Conversational estimating

In conversational estimating, the team estimates one story at a time. It can be tedious, but it’s a good way to get everyone on the same page about what needs to be done.

An on-site customer starts each estimate by choosing a story and providing a brief explanation. Estimators can ask questions, but they should ask questions only if the answer would change their estimate. As soon as any estimator feels they have enough information, they suggest an estimate. Allow this to happen naturally—the person who is most comfortable should speak first, as this is often the person who’s most qualified to make the estimate.

If the suggested estimate doesn’t sound right, or if you don’t understand where it came from, ask for details. Alternatively, if you’re an estimator, provide your own estimate instead and explain your reasoning. The ensuing discussion will clarify the estimate. When the estimators are in agreement, write the estimate on the story card.

At first, different team members will have differing ideas of how long something should take. This will lead to inconsistent estimates. Talk it through, and if you can’t come to agreement, use the lowest estimate. (Remember, you need only consistency, not accuracy.) As your team continues to make estimates together, your estimates will synchronize, typically within three or four iterations.

If participants understand the stories and underlying technology, they should be able to estimate each story in less than a minute. If they need to discuss the technology, or ask questions of customers, then estimating may take longer. I look for ways to bring discussions to a close if an estimate takes longer than five minutes. If every story requires detailed discussion, something is wrong—see the “When Estimating Is Difficult” section.

Some people like to use planning poker1 for estimating. In planning poker, participants secretly choose a card with their estimate, reveal their estimates simultaneously, then discuss. It sounds fun, but it tends to result in a lot of unnecessary discussion. It’s useful if people are having trouble speaking up, but otherwise, it’s usually faster to just allow the person who’s most comfortable to speak first.

1Planning poker was invented by James Grenning in 2002 [Grenning2002] and was later popularized by Mike Cohn in [Cohn2005]. Cohn’s company, Mountain Goat Software, LLC, has trademarked the term.

Affinity estimating

Affinity estimating is a great technique for estimating a lot of stories quickly.2 It’s particularly useful when you have long planning horizons.

2Affinity estimating was invented by Lowell Lindstrom in the early days of Extreme Programming.

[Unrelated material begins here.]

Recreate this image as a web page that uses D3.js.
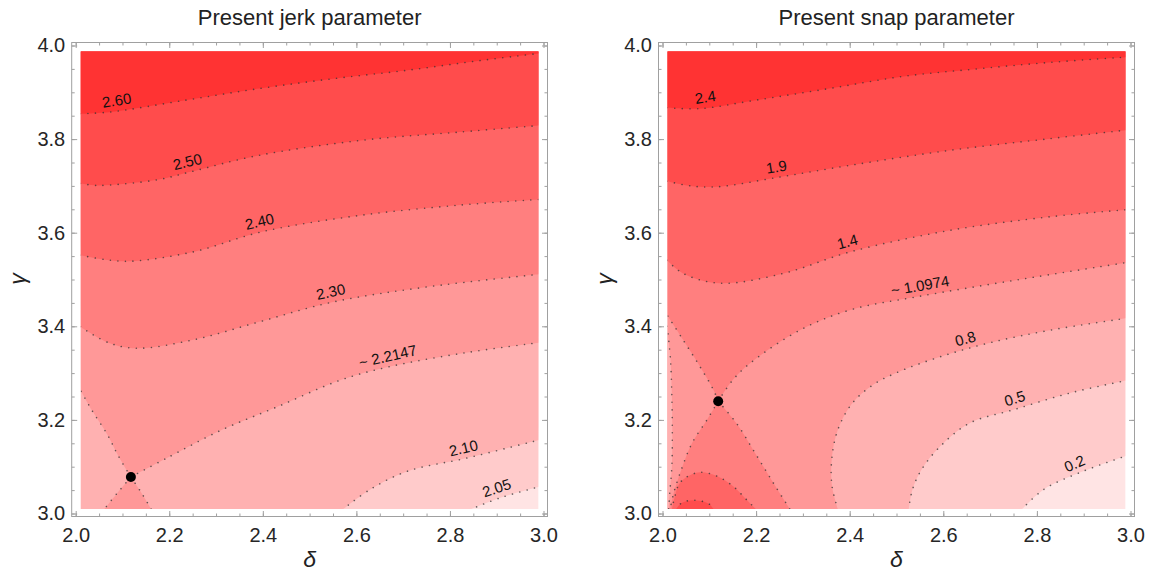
<!DOCTYPE html>
<html>
<head>
<meta charset="utf-8">
<script src="https://cdn.jsdelivr.net/npm/d3@7"></script>
<style>
  body { margin: 0; background: #fff; }
  svg { display: block; }
  text { font-family: "Liberation Sans", Arial, sans-serif; }
</style>
</head>
<body>
<svg id="chart" width="1149" height="580"></svg>
<script>
// axis ticks
const xTicks = [2.0, 2.2, 2.4, 2.6, 2.8, 3.0];
const yTicks = [3.0, 3.2, 3.4, 3.6, 3.8, 4.0];

// sampled region of the contour plot
const deltaFill = [2.011, 2.989];
const gammaFill = [3.0095, 3.987];

// ---- jerk parameter contours, [delta, gamma]
const jerk260 = [[2.01, 3.854], [2.075, 3.858], [2.234, 3.883], [2.392, 3.908], [2.55, 3.929], [2.708, 3.947], [2.866, 3.968], [2.99, 3.983]];
const jerk250 = [[2.01, 3.705], [2.045, 3.701], [2.1, 3.704], [2.18, 3.714], [2.245, 3.73], [2.39, 3.765], [2.608, 3.797], [2.82, 3.815], [2.99, 3.829]];
const jerk240 = [[2.01, 3.552], [2.06, 3.543], [2.116, 3.539], [2.251, 3.559], [2.398, 3.602], [2.608, 3.637], [2.822, 3.659], [2.99, 3.671]];
const jerk230 = [[2.01, 3.399], [2.07, 3.365], [2.13, 3.353], [2.251, 3.371], [2.394, 3.41], [2.55, 3.452], [2.75, 3.484], [2.99, 3.511]];
const jerkSaddle = [2.118, 3.078];
const jerkUL = [jerkSaddle, [2.09, 3.125], [2.068, 3.168], [2.035, 3.22], [2.01, 3.264]];
const jerkUR = [jerkSaddle, [2.194, 3.118], [2.313, 3.179], [2.431, 3.228], [2.566, 3.285], [2.672, 3.314], [2.83, 3.343], [2.99, 3.365]];
const jerkLL = [jerkSaddle, [2.09, 3.045], [2.06, 3.008]];
const jerkLR = [jerkSaddle, [2.14, 3.045], [2.162, 3.008]];
const jerk210 = [[2.57, 3.008], [2.629, 3.051], [2.708, 3.09], [2.834, 3.118], [2.99, 3.157]];
const jerk205 = [[2.842, 3.008], [2.906, 3.033], [2.99, 3.057]];
const jerkLabelText = ["2.60", "2.50", "2.40", "2.30", "~ 2.2147", "2.10", "2.05"];
const jerkLabelAt = [2.091, 2.244, 2.398, 2.55, 2.672, 2.834, 2.907];

// ---- snap parameter contours
const snap24 = [[2.01, 3.867], [2.079, 3.865], [2.198, 3.883], [2.356, 3.908], [2.514, 3.934], [2.672, 3.95], [2.83, 3.964], [2.99, 3.975]];
const snap19 = [[2.01, 3.71], [2.06, 3.7], [2.116, 3.698], [2.251, 3.719], [2.401, 3.744], [2.614, 3.776], [2.828, 3.801], [2.99, 3.819]];
const snap14 = [[2.01, 3.541], [2.044, 3.513], [2.123, 3.492], [2.258, 3.513], [2.401, 3.559], [2.614, 3.605], [2.828, 3.634], [2.99, 3.649]];
const snapSaddle = [2.119, 3.24];
const snapUL = [snapSaddle, [2.109, 3.264], [2.08, 3.314], [2.044, 3.371], [2.01, 3.424]];
const snapUR = [snapSaddle, [2.15, 3.285], [2.187, 3.321], [2.294, 3.392], [2.401, 3.435], [2.543, 3.463], [2.757, 3.499], [2.99, 3.536]];
const snapLL = [snapSaddle, [2.095, 3.2], [2.063, 3.15], [2.04, 3.093], [2.024, 3.044], [2.016, 3.008]];
const snapLR = [snapSaddle, [2.158, 3.193], [2.198, 3.129], [2.237, 3.065], [2.273, 3.008]];
const snapEdge08 = [[2.01, 3.40], [2.017, 3.33], [2.02, 3.25], [2.021, 3.17], [2.02, 3.10], [2.016, 3.05], [2.013, 3.008]];
const snapArc14 = [[2.02, 3.008], [2.026, 3.035], [2.035, 3.062], [2.05, 3.077], [2.08, 3.088], [2.116, 3.08], [2.151, 3.058], [2.18, 3.029], [2.201, 3.008]];
const snapArc19 = [[2.028, 3.008], [2.04, 3.022], [2.059, 3.028], [2.08, 3.027], [2.1, 3.02], [2.11, 3.008]];
const snap08 = [[2.375, 3.008], [2.362, 3.06], [2.362, 3.12], [2.375, 3.18], [2.405, 3.235], [2.45, 3.275], [2.51, 3.305], [2.6, 3.337], [2.7, 3.365], [2.83, 3.392], [2.99, 3.417]];
const snap05 = [[2.526, 3.008], [2.534, 3.051], [2.553, 3.093], [2.593, 3.143], [2.656, 3.193], [2.751, 3.222], [2.869, 3.257], [2.99, 3.284]];
const snap02 = [[2.767, 3.008], [2.814, 3.051], [2.893, 3.088], [2.99, 3.123]];
const snapLabelText = ["2.4", "1.9", "1.4", "~ 1.0974", "0.8", "0.5", "0.2"];
const snapLabelAt = [2.095, 2.247, 2.401, 2.554, 2.653, 2.759, 2.889];

// shading, darkest (highest level) first
const shades = ["#ff3333", "#ff4c4c", "#ff6565", "#ff7f7f", "#ff9898", "#ffb1b1", "#ffcbcb", "#ffe4e4"];

const TR = [3, 4], TL = [2, 4], BL = [2, 3];
const rev = (a) => a.slice().reverse();

const svg = d3.select('#chart');
const defs = svg.append('defs');

const interp = (pts, d) => {
  for (let i = 1; i < pts.length; i++) {
    const a = pts[i - 1], b = pts[i];
    if (d >= a[0] && d <= b[0]) {
      const t = (d - a[0]) / (b[0] - a[0]);
      return [a[0] + t * (b[0] - a[0]), a[1] + t * (b[1] - a[1])];
    }
  }
  return pts[pts.length - 1];
};

const makePanel = (opt) => {
  const x = d3.scaleLinear().domain([2, 3]).range(opt.xRange);
  const y = d3.scaleLinear().domain([3, 4]).range([513.5, 45.5]);

  const g = svg.append('g');
  const clipId = 'clip-' + opt.id;
  defs.append('clipPath').attr('id', clipId)
    .append('rect')
    .attr('x', x(deltaFill[0]))
    .attr('y', y(gammaFill[1]))
    .attr('width', x(deltaFill[1]) - x(deltaFill[0]))
    .attr('height', y(gammaFill[0]) - y(gammaFill[1]));

  const curve = d3.line()
    .x((d) => x(d[0]))
    .y((d) => y(d[1]))
    .curve(d3.curveCatmullRom.alpha(0.5));

  const shape = (parts) => parts.map((p, i) => {
    if (Array.isArray(p[0])) {
      const s = curve(p);
      return i === 0 ? s : 'L' + s.slice(1);
    }
    return (i === 0 ? 'M' : 'L') + x(p[0]) + ',' + y(p[1]);
  }).join('') + 'Z';

  const plot = g.append('g').attr('clip-path', `url(#${clipId})`);

  plot.append('rect')
    .attr('x', x(2)).attr('y', y(4))
    .attr('width', x(3) - x(2)).attr('height', y(3) - y(4))
    .attr('fill', shades[7]);

  opt.bands.forEach(([shade, polys]) => {
    polys.forEach((parts) => {
      plot.append('path').attr('d', shape(parts)).attr('fill', shades[shade]);
    });
  });

  plot.selectAll('path.contour')
    .data(opt.lines)
    .enter()
    .append('path')
    .attr('class', 'contour')
    .attr('d', (d) => curve(d))
    .attr('fill', 'none')
    .attr('stroke', '#333')
    .attr('stroke-opacity', 0.75)
    .attr('stroke-width', 1.6)
    .attr('stroke-linecap', 'round')
    .attr('stroke-dasharray', '0.01 7.6');

  // contour labels, set just above their line and turned with it
  opt.labels.forEach(([text, pts, at]) => {
    const p = interp(pts, at);
    const p0 = interp(pts, at - 0.015), p1 = interp(pts, at + 0.015);
    const ang = Math.atan2(y(p1[1]) - y(p0[1]), x(p1[0]) - x(p0[0]));
    const off = 10.5;
    const cx = x(p[0]) + off * Math.sin(ang);
    const cy = y(p[1]) - off * Math.cos(ang);
    g.append('text')
      .attr('transform', `translate(${cx},${cy}) rotate(${ang * 180 / Math.PI})`)
      .attr('text-anchor', 'middle')
      .attr('dy', '0.35em')
      .attr('font-size', 15)
      .attr('fill', '#111')
      .text(text);
  });

  g.append('circle')
    .attr('cx', x(opt.saddle[0]))
    .attr('cy', y(opt.saddle[1]))
    .attr('r', 5)
    .attr('fill', '#000');

  // frame with inward ticks on all sides
  const fx0 = x(2) - 4, fx1 = x(3) + 4, fy0 = y(4) - 3, fy1 = y(3) + 3;
  const tickColor = '#a0a0a0';

  const sides = [
    [d3.axisBottom, x, `translate(0,${fy1})`, true],
    [d3.axisTop, x, `translate(0,${fy0})`, false],
    [d3.axisLeft, y, `translate(${fx0},0)`, true],
    [d3.axisRight, y, `translate(${fx1},0)`, false],
  ];
  sides.forEach(([maker, scale, tr, labelled]) => {
    const isX = scale === x;
    const minor = g.append('g').attr('transform', tr)
      .call(maker(scale).ticks(20).tickSize(-3).tickFormat(''));
    minor.select('.domain').remove();
    minor.selectAll('line').attr('stroke', tickColor);

    const major = g.append('g').attr('transform', tr)
      .call(maker(scale)
        .tickValues(isX ? xTicks : yTicks)
        .tickSize(-5.5)
        .tickPadding(isX ? 11 : 6.5)
        .tickFormat(labelled ? d3.format('.1f') : ''));
    major.select('.domain').remove();
    major.selectAll('line').attr('stroke', tickColor);
    major.selectAll('text')
      .attr('font-size', 20)
      .attr('fill', '#262626')
      .style('font-family', '"Liberation Sans", Arial, sans-serif');
  });

  g.append('rect')
    .attr('x', fx0).attr('y', fy0)
    .attr('width', fx1 - fx0).attr('height', fy1 - fy0)
    .attr('fill', 'none')
    .attr('stroke', tickColor)
    .attr('stroke-width', 1);

  const mid = (fx0 + fx1) / 2;
  g.append('text')
    .attr('x', mid).attr('y', 25)
    .attr('text-anchor', 'middle')
    .attr('font-size', 22)
    .attr('fill', '#222')
    .text(opt.title);

  g.append('text')
    .attr('x', mid).attr('y', 567)
    .attr('text-anchor', 'middle')
    .attr('font-size', 23)
    .attr('font-style', 'italic')
    .attr('fill', '#222')
    .text('δ');

  g.append('text')
    .attr('transform', `translate(${fx0 - 47},279) rotate(-90)`)
    .attr('text-anchor', 'middle')
    .attr('font-size', 23)
    .attr('font-style', 'italic')
    .attr('fill', '#222')
    .text('γ');
};

makePanel({
  id: 'jerk',
  xRange: [75.7, 543.5],
  title: 'Present jerk parameter',
  saddle: jerkSaddle,
  bands: [
    [6, [[jerk205, TR, TL, BL]]],
    [5, [[jerk210, TR, TL, BL]]],
    [4, [[rev(jerkUL), jerkUR, TR, TL], [rev(jerkLL), jerkLR]]],
    [3, [[jerk230, TR, TL]]],
    [2, [[jerk240, TR, TL]]],
    [1, [[jerk250, TR, TL]]],
    [0, [[jerk260, TR, TL]]],
  ],
  lines: [jerk260, jerk250, jerk240, jerk230, jerkUL, jerkUR, jerkLL, jerkLR, jerk210, jerk205],
  labels: [jerk260, jerk250, jerk240, jerk230, jerkUR, jerk210, jerk205]
    .map((pts, i) => [jerkLabelText[i], pts, jerkLabelAt[i]]),
});

makePanel({
  id: 'snap',
  xRange: [662.5, 1130.5],
  title: 'Present snap parameter',
  saddle: snapSaddle,
  bands: [
    [6, [[snap02, TR, TL, BL]]],
    [5, [[snap05, TR, TL, BL]]],
    [4, [[snap08, TR, TL, BL]]],
    [5, [[snapEdge08, BL, [2, 3.4]]]],
    [3, [[rev(snapUL), snapUR, TR, TL], [rev(snapLL), snapLR]]],
    [2, [[snap14, TR, TL], [snapArc14]]],
    [1, [[snap19, TR, TL], [snapArc19]]],
    [0, [[snap24, TR, TL]]],
  ],
  lines: [snap24, snap19, snap14, snapUL, snapUR, snapLL, snapLR, snapEdge08, snapArc14, snapArc19, snap08, snap05, snap02],
  labels: [snap24, snap19, snap14, snapUR, snap08, snap05, snap02]
    .map((pts, i) => [snapLabelText[i], pts, snapLabelAt[i]]),
});
</script>
</body>
</html>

Affinity estimating is a variant of mute mapping (see the “Work Simultaneously” section). An on-site customer puts a pile of story cards to estimate on a table or virtual whiteboard. One end is identified as “smallest” and the other end is identified as “largest.” Then estimators arrange the story cards along that spectrum, grouping them into clusters of similar size. Cards that need additional clarification from customers go into a separate cluster off to the side, as do cards that need a spike story (see the “Spike Stories” section).

All this work is done silently. Estimators can move cards if they disagree with where they’re placed, but they can’t discuss them. Doing the work silently avoids the sidetracking that tends to occur when discussing estimates. As a result, estimate mapping is very fast. One person told me their team estimated 60 stories in 45 minutes the first time they tried it.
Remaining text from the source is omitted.